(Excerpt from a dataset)
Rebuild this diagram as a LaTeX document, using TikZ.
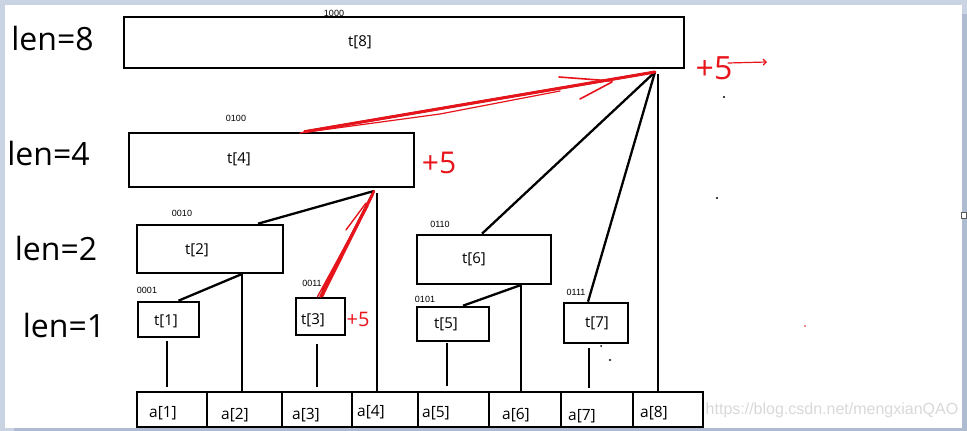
\documentclass[tikz,border=0pt]{standalone}
\usepackage{fontspec}
\usetikzlibrary{arrows.meta}
\newfontfamily\uifont{Open Sans}
\newfontfamily\arialfont{Liberation Sans}
\definecolor{inkred}{HTML}{E8141C}
\definecolor{winframe}{HTML}{C9D3E2}
\definecolor{winedge}{HTML}{AEBBD0}
\definecolor{wmgrey}{HTML}{D9D9D9}
\tikzset{
  tbox/.style={draw, line width=2.6pt, inner sep=0pt},
  tname/.style={font=\uifont\fontsize{15}{15}\selectfont, inner sep=0pt},
  bits/.style={font=\arialfont\fontsize{9}{9}\selectfont, inner sep=0pt},
  lenname/.style={font=\uifont\fontsize{32}{32}\selectfont, inner sep=0pt, anchor=base},
  cell/.style={draw, line width=2.6pt, minimum height=35pt, inner sep=0pt},
  link/.style={line width=2.3pt},
  redink/.style={draw=inkred, line cap=round},
  plusfive/.style={text=inkred, inner sep=0pt}
}

\begin{document}
\begin{tikzpicture}[x=1pt, y=-1pt]
  \useasboundingbox (0,0) rectangle (967,431);
  % window frame
  \fill[winframe] (0,0) rectangle (967,431);
  \fill[white] (5,5) rectangle (962,428);
  \fill[winedge] (962,14) rectangle (967,431);
  \fill[winedge] (14,428) rectangle (967,431);
  \draw[fill=white, line width=0.8pt, draw=gray!70!black] (961.5,212.5) rectangle (966.5,218.5);

  % level labels
  \node[lenname] (len8) at (52.5,50) {len=8};
  \node[lenname] (len4) at (48.5,165) {len=4};
  \node[lenname] (len2) at (56,260) {len=2};
  \node[lenname] (len1) at (64,337) {len=1};

  % tree boxes
  \node[tbox, minimum width=560pt, minimum height=51pt] (t8) at (404,42.5) {};
  \node[tbox, minimum width=285pt, minimum height=54pt] (t4) at (271.5,160) {};
  \node[tbox, minimum width=146pt, minimum height=48pt] (t2) at (210,249) {};
  \node[tbox, minimum width=134pt, minimum height=49pt] (t6) at (484,259.5) {};
  \node[tbox, minimum width=61pt, minimum height=35pt] (t1) at (168.5,319.5) {};
  \node[tbox, minimum width=49pt, minimum height=37pt] (t3) at (320.5,316.5) {};
  \node[tbox, minimum width=72pt, minimum height=34pt] (t5) at (453,324) {};
  \node[tbox, minimum width=64pt, minimum height=40pt] (t7) at (596,323) {};

  % names and bit codes
  \node[tname] (n8) at (360,42) {t[8]};
  \node[tname] (n4) at (239,159) {t[4]};
  \node[tname] (n2) at (197,250) {t[2]};
  \node[tname] (n6) at (474,259) {t[6]};
  \node[tname] (n1) at (166,321) {t[1]};
  \node[tname] (n3) at (313,320) {t[3]};
  \node[tname] (n5) at (446,324) {t[5]};
  \node[tname] (n7) at (597,323) {t[7]};
  \node[bits] (b8) at (334,13) {1000};
  \node[bits] (b4) at (236,118) {0100};
  \node[bits] (b2) at (182,213) {0010};
  \node[bits] (b6) at (440,224) {0110};
  \node[bits] (b1) at (147,290) {0001};
  \node[bits] (b3) at (312,283) {0011};
  \node[bits] (b5) at (425,299) {0101};
  \node[bits] (b7) at (576,292) {0111};

  % array a[1..8]
  \foreach \i/\l/\r/\lx/\ly in {1/137/207/163/413, 2/207/282/235/415,
      3/282/352/306/415, 4/352/418/371/412, 5/418/489/436/413,
      6/489/561/516/415, 7/561/633/582/416, 8/633/703/654/413} {
    \node[cell, minimum width={\r-\l}] (a\i) at ({(\l+\r)/2},409.5) {};
    \node[tname, font=\uifont\fontsize{15.5}{15.5}\selectfont] (la\i) at (\lx,\ly) {a[\i]};
  }

  % links
  \coordinate (j8) at (655,72);
  \coordinate (j4) at (374,191);
  \coordinate (j2) at (242,274);
  \coordinate (j6) at (521,285);
  \draw[link] (j8) -- ([xshift=33pt]t4.north);
  \draw[link] (j8) -- ([xshift=-2pt]t6.north);
  \draw[link] (j8) -- ([xshift=-8pt]t7.north);
  \draw[link] ([xshift=3pt,yshift=-2pt]j8) -- ([xshift=-10pt]a8.north);
  \draw[link] (j4) -- ([xshift=48pt]t2.north);
  \draw[link] (j4) -- (t3.north);
  \draw[link] ([xshift=3pt,yshift=-2pt]j4) -- ([xshift=-8pt]a4.north);
  \draw[link] (j2) -- ([xshift=10pt]t1.north);
  \draw[link] (j2) -- ([xshift=-2.5pt]a2.north);
  \draw[link] (j6) -- ([xshift=10pt]t5.north);
  \draw[link] (j6) -- ([xshift=-4pt]a6.north);
  % leaf stubs
  \draw[link, shorten <=3pt, shorten >=4pt] ([xshift=-1.5pt]t1.south) -- ([xshift=-1.5pt]t1.south |- a1.north);
  \draw[link, shorten <=8pt, shorten >=4pt] ([xshift=-3.5pt]t3.south) -- ([xshift=-3.5pt]t3.south |- a3.north);
  \draw[link, shorten <=1pt, shorten >=5pt] ([xshift=-6pt]t5.south) -- ([xshift=-6pt]t5.south |- a5.north);
  \draw[link, shorten <=4pt, shorten >=3pt] ([xshift=-7pt]t7.south) -- ([xshift=-7pt]t7.south |- a7.north);

  % red marks
  \draw[redink, line width=3pt] ([xshift=33pt]t4.north) -- (j8);
  \draw[redink, line width=1.2pt] (300,133) -- (440,114) -- (560,91);
  \draw[redink, line width=1.6pt] (559,77) -- (612,81);
  \draw[redink, line width=1.6pt] (580,99) -- (612,82);
  \draw[redink, line width=2.4pt] (t3.north) -- (j4);
  \draw[redink, line width=1.4pt] ([xshift=-3pt]t3.north) -- ([xshift=-3pt,yshift=-8pt]j4);
  \draw[redink, line width=1.4pt] ([xshift=2pt]t3.north) -- ([xshift=-1pt,yshift=-4pt]j4);
  \draw[redink, line width=1.2pt] (322,290) -- (362,214);
  \draw[redink, line width=1.4pt] (346,230) -- (366,203);
  \draw[redink, line width=1.2pt] (352,236) -- (368,206);
  \node[plusfive, font=\uifont\fontsize{32}{32}\selectfont] (p8) at (714,68) {+5};
  \draw[redink, line width=1.2pt, -{Straight Barb[length=3pt]}] (728,63) -- (767,62);
  \node[plusfive, font=\uifont\fontsize{30}{30}\selectfont] (p4) at (439,163) {+5};
  \node[plusfive, font=\uifont\fontsize{20}{20}\selectfont] (p3) at (358,319) {+5};

  % specks
  \fill (724,97) circle (1.2pt);
  \fill (717,198) circle (1.2pt);
  \fill (610,360) circle (1.2pt);
  \fill (601,346) circle (1pt);
  \fill[inkred] (805,326) circle (0.8pt);

  % watermark
  \node[font=\arialfont\fontsize{16}{16}\selectfont, text=wmgrey, inner sep=0pt] (wm) at (832,410) {https://blog.csdn.net/mengxianQAO};
\end{tikzpicture}
\end{document}
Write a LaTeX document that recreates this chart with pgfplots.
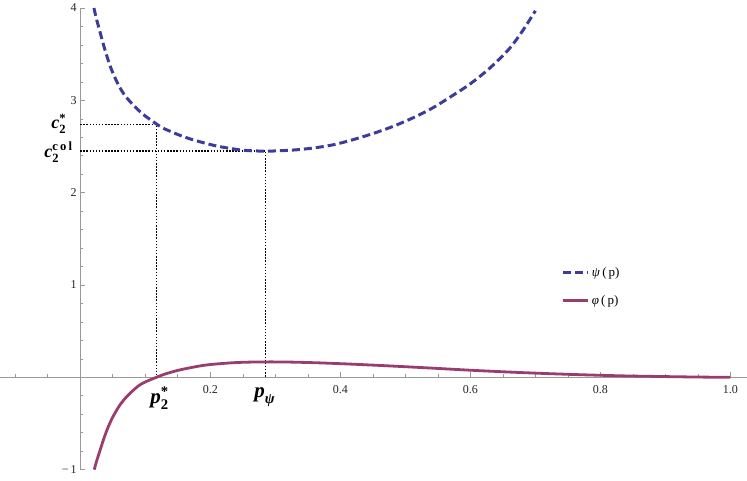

■ Written request ■
Copy every entry exactly as written. Pictures are excluded.

■ Answer to this problem ■
Rebuild this diagram as a LaTeX document, using TikZ.
\documentclass[tikz,border=0pt]{standalone}
\usepackage{fontspec}
\usetikzlibrary{arrows.meta}
\newfontfamily\uifont{Open Sans}
\newfontfamily\arialfont{Liberation Sans}
\definecolor{inkred}{HTML}{E8141C}
\definecolor{winframe}{HTML}{C9D3E2}
\definecolor{winedge}{HTML}{AEBBD0}
\definecolor{wmgrey}{HTML}{D9D9D9}
\tikzset{
  tbox/.style={draw, line width=2.6pt, inner sep=0pt},
  tname/.style={font=\uifont\fontsize{15}{15}\selectfont, inner sep=0pt},
  bits/.style={font=\arialfont\fontsize{9}{9}\selectfont, inner sep=0pt},
  lenname/.style={font=\uifont\fontsize{32}{32}\selectfont, inner sep=0pt, anchor=base},
  cell/.style={draw, line width=2.6pt, minimum height=35pt, inner sep=0pt},
  link/.style={line width=2.3pt},
  redink/.style={draw=inkred, line cap=round},
  plusfive/.style={text=inkred, inner sep=0pt}
}

\begin{document}
\begin{tikzpicture}[x=1pt, y=-1pt]
  \useasboundingbox (0,0) rectangle (967,431);
  % window frame
  \fill[winframe] (0,0) rectangle (967,431);
  \fill[white] (5,5) rectangle (962,428);
  \fill[winedge] (962,14) rectangle (967,431);
  \fill[winedge] (14,428) rectangle (967,431);
  \draw[fill=white, line width=0.8pt, draw=gray!70!black] (961.5,212.5) rectangle (966.5,218.5);

  % level labels
  \node[lenname] (len8) at (52.5,50) {len=8};
  \node[lenname] (len4) at (48.5,165) {len=4};
  \node[lenname] (len2) at (56,260) {len=2};
  \node[lenname] (len1) at (64,337) {len=1};

  % tree boxes
  \node[tbox, minimum width=560pt, minimum height=51pt] (t8) at (404,42.5) {};
  \node[tbox, minimum width=285pt, minimum height=54pt] (t4) at (271.5,160) {};
  \node[tbox, minimum width=146pt, minimum height=48pt] (t2) at (210,249) {};
  \node[tbox, minimum width=134pt, minimum height=49pt] (t6) at (484,259.5) {};
  \node[tbox, minimum width=61pt, minimum height=35pt] (t1) at (168.5,319.5) {};
  \node[tbox, minimum width=49pt, minimum height=37pt] (t3) at (320.5,316.5) {};
  \node[tbox, minimum width=72pt, minimum height=34pt] (t5) at (453,324) {};
  \node[tbox, minimum width=64pt, minimum height=40pt] (t7) at (596,323) {};

  % names and bit codes
  \node[tname] (n8) at (360,42) {t[8]};
  \node[tname] (n4) at (239,159) {t[4]};
  \node[tname] (n2) at (197,250) {t[2]};
  \node[tname] (n6) at (474,259) {t[6]};
  \node[tname] (n1) at (166,321) {t[1]};
  \node[tname] (n3) at (313,320) {t[3]};
  \node[tname] (n5) at (446,324) {t[5]};
  \node[tname] (n7) at (597,323) {t[7]};
  \node[bits] (b8) at (334,13) {1000};
  \node[bits] (b4) at (236,118) {0100};
  \node[bits] (b2) at (182,213) {0010};
  \node[bits] (b6) at (440,224) {0110};
  \node[bits] (b1) at (147,290) {0001};
  \node[bits] (b3) at (312,283) {0011};
  \node[bits] (b5) at (425,299) {0101};
  \node[bits] (b7) at (576,292) {0111};

  % array a[1..8]
  \foreach \i/\l/\r/\lx/\ly in {1/137/207/163/413, 2/207/282/235/415,
      3/282/352/306/415, 4/352/418/371/412, 5/418/489/436/413,
      6/489/561/516/415, 7/561/633/582/416, 8/633/703/654/413} {
    \node[cell, minimum width={\r-\l}] (a\i) at ({(\l+\r)/2},409.5) {};
    \node[tname, font=\uifont\fontsize{15.5}{15.5}\selectfont] (la\i) at (\lx,\ly) {a[\i]};
  }

  % links
  \coordinate (j8) at (655,72);
  \coordinate (j4) at (374,191);
  \coordinate (j2) at (242,274);
  \coordinate (j6) at (521,285);
  \draw[link] (j8) -- ([xshift=33pt]t4.north);
  \draw[link] (j8) -- ([xshift=-2pt]t6.north);
  \draw[link] (j8) -- ([xshift=-8pt]t7.north);
  \draw[link] ([xshift=3pt,yshift=-2pt]j8) -- ([xshift=-10pt]a8.north);
  \draw[link] (j4) -- ([xshift=48pt]t2.north);
  \draw[link] (j4) -- (t3.north);
  \draw[link] ([xshift=3pt,yshift=-2pt]j4) -- ([xshift=-8pt]a4.north);
  \draw[link] (j2) -- ([xshift=10pt]t1.north);
  \draw[link] (j2) -- ([xshift=-2.5pt]a2.north);
  \draw[link] (j6) -- ([xshift=10pt]t5.north);
  \draw[link] (j6) -- ([xshift=-4pt]a6.north);
  % leaf stubs
  \draw[link, shorten <=3pt, shorten >=4pt] ([xshift=-1.5pt]t1.south) -- ([xshift=-1.5pt]t1.south |- a1.north);
  \draw[link, shorten <=8pt, shorten >=4pt] ([xshift=-3.5pt]t3.south) -- ([xshift=-3.5pt]t3.south |- a3.north);
  \draw[link, shorten <=1pt, shorten >=5pt] ([xshift=-6pt]t5.south) -- ([xshift=-6pt]t5.south |- a5.north);
  \draw[link, shorten <=4pt, shorten >=3pt] ([xshift=-7pt]t7.south) -- ([xshift=-7pt]t7.south |- a7.north);

  % red marks
  \draw[redink, line width=3pt] ([xshift=33pt]t4.north) -- (j8);
  \draw[redink, line width=1.2pt] (300,133) -- (440,114) -- (560,91);
  \draw[redink, line width=1.6pt] (559,77) -- (612,81);
  \draw[redink, line width=1.6pt] (580,99) -- (612,82);
  \draw[redink, line width=2.4pt] (t3.north) -- (j4);
  \draw[redink, line width=1.4pt] ([xshift=-3pt]t3.north) -- ([xshift=-3pt,yshift=-8pt]j4);
  \draw[redink, line width=1.4pt] ([xshift=2pt]t3.north) -- ([xshift=-1pt,yshift=-4pt]j4);
  \draw[redink, line width=1.2pt] (322,290) -- (362,214);
  \draw[redink, line width=1.4pt] (346,230) -- (366,203);
  \draw[redink, line width=1.2pt] (352,236) -- (368,206);
  \node[plusfive, font=\uifont\fontsize{32}{32}\selectfont] (p8) at (714,68) {+5};
  \draw[redink, line width=1.2pt, -{Straight Barb[length=3pt]}] (728,63) -- (767,62);
  \node[plusfive, font=\uifont\fontsize{30}{30}\selectfont] (p4) at (439,163) {+5};
  \node[plusfive, font=\uifont\fontsize{20}{20}\selectfont] (p3) at (358,319) {+5};

  % specks
  \fill (724,97) circle (1.2pt);
  \fill (717,198) circle (1.2pt);
  \fill (610,360) circle (1.2pt);
  \fill (601,346) circle (1pt);
  \fill[inkred] (805,326) circle (0.8pt);

  % watermark
  \node[font=\arialfont\fontsize{16}{16}\selectfont, text=wmgrey, inner sep=0pt] (wm) at (832,410) {https://blog.csdn.net/mengxianQAO};
\end{tikzpicture}
\end{document}
Write a LaTeX document that recreates this chart with pgfplots.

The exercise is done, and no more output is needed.